Some residential students might have noticed a change to the campus from previous years: expanded triple dorms. Previously, triple dorm rooms only existed in a few halls, and now there are triple rooms in all halls aside from Harris and Turner. These new on-campus triples have drawn considerable attention from students, and some have been confused about why this change has occurred. The reasoning was explained in an interview about the new housing with Associate Dean of Students Deanna Merino-Contino and Director of Housing and Residential Life Lafayette Baker.
A total of 16 double units were converted to triples, and five study lounges were redone to become dorms. In total, two Wanberg Hall study lounges were made into triples, two Ball Hall study lounges into triples, and one Stauffer Hall lounge room into a quadruple occupancy dorm. The changes were focused on these dorm halls, although all areas on campus were given consideration for conversion. “We looked at rooms that could accommodate triples and study lounges that could accommodate triples,” said Merino-Contino. At first, study rooms were chosen to be renovated into dorms, and, afterwards, existing double dorms were changed to triples.
The process of adding higher occupancy dorms began over the summer, with most of the action taking place this past August. “We consulted with the leaders on campus, and in August we sent an email out asking people to volunteer first,” said Merino-Contino. Several emails were sent out to impacted students on the possibility of their dorm becoming a triple, informing all newly – tripled residents in advance.

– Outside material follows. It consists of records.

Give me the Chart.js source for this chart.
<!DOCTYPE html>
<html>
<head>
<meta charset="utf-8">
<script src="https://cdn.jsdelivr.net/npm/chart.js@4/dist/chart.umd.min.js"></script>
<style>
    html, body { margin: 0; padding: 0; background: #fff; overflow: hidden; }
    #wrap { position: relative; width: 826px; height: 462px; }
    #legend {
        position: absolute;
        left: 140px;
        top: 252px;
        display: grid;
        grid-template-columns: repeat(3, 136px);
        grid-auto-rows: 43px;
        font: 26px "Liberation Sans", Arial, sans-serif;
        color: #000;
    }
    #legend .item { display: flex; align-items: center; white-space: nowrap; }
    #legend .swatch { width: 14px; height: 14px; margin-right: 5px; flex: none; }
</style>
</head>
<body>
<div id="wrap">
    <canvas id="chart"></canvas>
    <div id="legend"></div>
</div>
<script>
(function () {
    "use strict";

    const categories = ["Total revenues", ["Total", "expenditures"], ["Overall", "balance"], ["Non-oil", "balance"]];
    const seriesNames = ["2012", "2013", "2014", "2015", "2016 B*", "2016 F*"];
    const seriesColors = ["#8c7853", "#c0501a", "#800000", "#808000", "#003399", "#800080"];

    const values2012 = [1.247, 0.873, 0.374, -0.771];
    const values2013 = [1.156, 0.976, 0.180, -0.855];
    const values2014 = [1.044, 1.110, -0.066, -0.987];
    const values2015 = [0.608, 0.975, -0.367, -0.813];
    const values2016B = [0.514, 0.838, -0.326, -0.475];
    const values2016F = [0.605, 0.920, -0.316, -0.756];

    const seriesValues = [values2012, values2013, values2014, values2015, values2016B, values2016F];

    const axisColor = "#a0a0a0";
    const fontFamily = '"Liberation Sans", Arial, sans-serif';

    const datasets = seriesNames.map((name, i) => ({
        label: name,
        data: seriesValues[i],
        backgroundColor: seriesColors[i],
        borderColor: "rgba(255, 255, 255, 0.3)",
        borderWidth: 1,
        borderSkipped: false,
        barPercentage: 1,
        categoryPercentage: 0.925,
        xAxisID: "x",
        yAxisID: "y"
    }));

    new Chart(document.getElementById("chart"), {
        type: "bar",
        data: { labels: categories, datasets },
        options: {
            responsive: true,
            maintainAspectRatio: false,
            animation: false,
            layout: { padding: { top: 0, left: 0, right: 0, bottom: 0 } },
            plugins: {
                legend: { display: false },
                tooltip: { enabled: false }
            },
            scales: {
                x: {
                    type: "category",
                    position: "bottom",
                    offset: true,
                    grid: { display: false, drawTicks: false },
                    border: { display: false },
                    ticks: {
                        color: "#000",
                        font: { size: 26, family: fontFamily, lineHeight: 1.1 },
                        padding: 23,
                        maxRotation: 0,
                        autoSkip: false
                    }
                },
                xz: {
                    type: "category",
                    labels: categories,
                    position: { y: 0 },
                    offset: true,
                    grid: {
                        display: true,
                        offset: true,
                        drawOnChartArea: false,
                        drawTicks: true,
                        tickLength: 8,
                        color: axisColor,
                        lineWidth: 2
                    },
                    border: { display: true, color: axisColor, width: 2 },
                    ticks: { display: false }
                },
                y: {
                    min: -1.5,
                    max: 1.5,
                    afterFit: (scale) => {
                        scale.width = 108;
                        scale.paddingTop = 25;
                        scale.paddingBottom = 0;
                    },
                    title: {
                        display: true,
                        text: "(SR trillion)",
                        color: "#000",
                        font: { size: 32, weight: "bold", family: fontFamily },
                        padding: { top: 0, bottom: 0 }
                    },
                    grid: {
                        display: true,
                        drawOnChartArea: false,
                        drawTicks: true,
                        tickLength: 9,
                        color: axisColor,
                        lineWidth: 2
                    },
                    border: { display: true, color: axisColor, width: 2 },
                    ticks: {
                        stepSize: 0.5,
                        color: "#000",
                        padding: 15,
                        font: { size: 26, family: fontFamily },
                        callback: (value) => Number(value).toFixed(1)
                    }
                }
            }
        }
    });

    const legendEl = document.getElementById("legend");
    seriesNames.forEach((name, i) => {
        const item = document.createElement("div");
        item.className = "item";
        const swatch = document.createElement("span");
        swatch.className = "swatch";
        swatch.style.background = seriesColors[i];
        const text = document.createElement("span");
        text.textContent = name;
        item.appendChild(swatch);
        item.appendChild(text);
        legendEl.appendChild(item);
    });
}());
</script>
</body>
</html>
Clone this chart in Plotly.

According to Merino-Contino and Baker, there were multiple factors that ultimately led to the decision. The most straightforward reason is simply due to the fact that more students have been requesting on-campus housing in recent years. There was a spike in both new and returning students requesting to dorm instead of living off campus. In order to accommodate these larger numbers, it became necessary to create more space and higher occupancy dorms.
This, however, is not the only reason. Internal data trends that Housing and Residential Life has access to over the past six years shows a growing correlation between on-campus, triple-dorming students, higher student retention rates, and community satisfaction. “It’s a new trend, but what we’re also seeing with our partners and University of California Los Angeles and UC Santa Barbara is they’re also tripling, Chapman is tripling as well, and it’s something that we’re seeing as a phenomena currently,” said Merino-Contino, later stating: “We have found that the research shows that students in triples have a higher sense of belonging and community on campus, and we’re also working with our counseling center to provide programming and support for students.”
Campus leadership saw this as an opportunity to look into this correlation to find what, if anything, is causing it, as well as experiment with looking to help invest in and foster a better campus community. This growing pattern and the potential to build off of it combined with other area schools similarly adding more triples influenced the decision to add more on-campus housing as means to invest more in student enrollment and the campus. They spoke heavily with campus leaders and collectively moved to convert more dorms to triple occupancy to hopefully reap greater rewards from this new trend for the benefit of all students. This is not considered permanent, however, and the door is open to possibly de-triple dorms back into doubles into the future, although there is no guarantee.
In addition, they have paired this investment in on-campus housing with a new focus on resources and involvement for those living in these newly formed triples. Baker described to us, “We’re also working with the Counseling Center to work with the Residential Advisors and the Area Director in the community that’s in triples just to make sure that we can get students proper resources.”
There have already been efforts to increase awareness of other campus activities and resources, and the plan is to continue to specifically direct efforts to give students in triples what they need to succeed in college and in their living environment. The housing situation is part of a broader goal to create a better environment for students through a sense of belonging on campus and retention from year to year.